Projektanci, co i rusz starają się ognisty temperament Kubanek zaszczepić w swoich kolekcjach, by ich projekty emanowały seksapilem i skutecznie podkreślały kobiecość. Dopasowane do sylwetki lub rozkloszowane sukienki z mocno zaznaczoną talią, zmysłowe dekolty, długości eksponujące nogi - oto kwintesencja kubańskiego stylu, w którym próżno szukać maskujących figurę oversize'owych fasonów czy geometrycznych form. Dominuje też energetyczna kolorystyka: kwieciste wzory kochają towarzystwo soczystej czerwieni, koralu, głębokiego błękitu i tealu. Energia barw ma, bowiem współgrać z dynamiką krojów.

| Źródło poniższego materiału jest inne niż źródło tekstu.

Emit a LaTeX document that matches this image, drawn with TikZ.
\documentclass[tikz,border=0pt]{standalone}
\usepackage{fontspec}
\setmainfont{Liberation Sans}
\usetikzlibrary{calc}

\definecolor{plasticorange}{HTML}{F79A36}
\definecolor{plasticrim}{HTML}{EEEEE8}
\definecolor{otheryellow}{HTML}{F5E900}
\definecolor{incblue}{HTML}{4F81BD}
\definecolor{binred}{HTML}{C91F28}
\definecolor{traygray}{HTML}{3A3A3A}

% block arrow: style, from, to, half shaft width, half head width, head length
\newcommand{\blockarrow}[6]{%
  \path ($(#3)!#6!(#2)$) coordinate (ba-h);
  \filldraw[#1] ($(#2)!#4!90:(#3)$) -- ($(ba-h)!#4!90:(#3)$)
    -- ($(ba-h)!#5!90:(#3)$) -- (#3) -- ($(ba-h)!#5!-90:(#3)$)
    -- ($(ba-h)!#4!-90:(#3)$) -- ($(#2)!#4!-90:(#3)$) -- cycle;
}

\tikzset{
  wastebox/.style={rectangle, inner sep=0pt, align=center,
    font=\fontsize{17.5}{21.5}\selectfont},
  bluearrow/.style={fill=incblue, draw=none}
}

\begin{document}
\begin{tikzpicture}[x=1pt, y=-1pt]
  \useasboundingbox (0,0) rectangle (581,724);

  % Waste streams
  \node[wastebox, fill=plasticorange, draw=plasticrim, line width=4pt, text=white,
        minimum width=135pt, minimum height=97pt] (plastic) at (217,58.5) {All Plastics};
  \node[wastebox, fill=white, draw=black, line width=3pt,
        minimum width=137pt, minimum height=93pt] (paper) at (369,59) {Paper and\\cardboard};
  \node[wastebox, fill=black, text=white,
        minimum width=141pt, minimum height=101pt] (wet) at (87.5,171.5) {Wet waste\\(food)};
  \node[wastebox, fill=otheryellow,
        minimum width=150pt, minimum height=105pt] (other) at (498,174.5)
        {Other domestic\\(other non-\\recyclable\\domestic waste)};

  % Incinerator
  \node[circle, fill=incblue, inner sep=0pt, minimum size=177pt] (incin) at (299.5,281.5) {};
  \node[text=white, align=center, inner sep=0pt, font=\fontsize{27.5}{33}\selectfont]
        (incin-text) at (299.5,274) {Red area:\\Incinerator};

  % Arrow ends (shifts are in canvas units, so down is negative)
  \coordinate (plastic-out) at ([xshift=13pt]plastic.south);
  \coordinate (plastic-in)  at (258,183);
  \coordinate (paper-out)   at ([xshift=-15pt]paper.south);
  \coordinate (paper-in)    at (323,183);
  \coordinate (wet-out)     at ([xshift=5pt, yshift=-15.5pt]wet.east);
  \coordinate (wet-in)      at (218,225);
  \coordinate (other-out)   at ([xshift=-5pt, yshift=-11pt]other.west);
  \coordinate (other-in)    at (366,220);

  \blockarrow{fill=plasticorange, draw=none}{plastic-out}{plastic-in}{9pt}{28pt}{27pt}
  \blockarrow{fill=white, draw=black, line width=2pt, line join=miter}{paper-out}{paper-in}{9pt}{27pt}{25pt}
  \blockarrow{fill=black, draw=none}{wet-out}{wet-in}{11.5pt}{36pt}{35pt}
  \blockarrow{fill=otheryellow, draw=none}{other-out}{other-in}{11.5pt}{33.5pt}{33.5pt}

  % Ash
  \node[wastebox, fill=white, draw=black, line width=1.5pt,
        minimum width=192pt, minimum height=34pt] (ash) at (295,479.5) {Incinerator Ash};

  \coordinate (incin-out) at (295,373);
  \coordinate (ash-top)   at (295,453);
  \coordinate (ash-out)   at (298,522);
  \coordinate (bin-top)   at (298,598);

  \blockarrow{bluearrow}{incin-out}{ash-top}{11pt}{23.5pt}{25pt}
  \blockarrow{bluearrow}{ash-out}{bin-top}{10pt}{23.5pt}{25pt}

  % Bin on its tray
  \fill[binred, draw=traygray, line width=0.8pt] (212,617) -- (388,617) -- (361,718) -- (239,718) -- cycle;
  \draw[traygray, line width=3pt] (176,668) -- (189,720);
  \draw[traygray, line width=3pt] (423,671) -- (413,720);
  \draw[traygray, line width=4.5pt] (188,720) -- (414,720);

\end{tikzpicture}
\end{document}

Siła stylu latino tkwi również w zdobieniach, które dodają ubraniom charakterystycznego sznytu. Najważniejsze detale to frędzle, drapowania i oczywiście tak modne obecnie falbanki. W tym sezonie eksponujemy głównie górne partie ciała - najmodniejsze są wszak zmysłowe, odsłaniające ramiona dekolty typu carmen, które pojawiają się na koszulach, bluzkach i sukienkach. Jednym z wiodących trendów tego lata, który lansowali na pokazach m.in. Prada, Balenciaga czy Alexander McQueen to również rozszerzane i bufiaste rękawy XXL, które w towarzystwie falbanek i printów przywodzą na myśl unikalny klimat słonecznej Kuby.
Żywa kolorystyka, fantazyjne zdobienia, fasony eksponujące walory figury. Styl inspirowany kubańską estetyką to pochwała kobiecości i swobody w wyrażaniu siebie. Zwłaszcza latem nie bójmy się eksperymentować i dajmy się ponieść latynoskiej energii.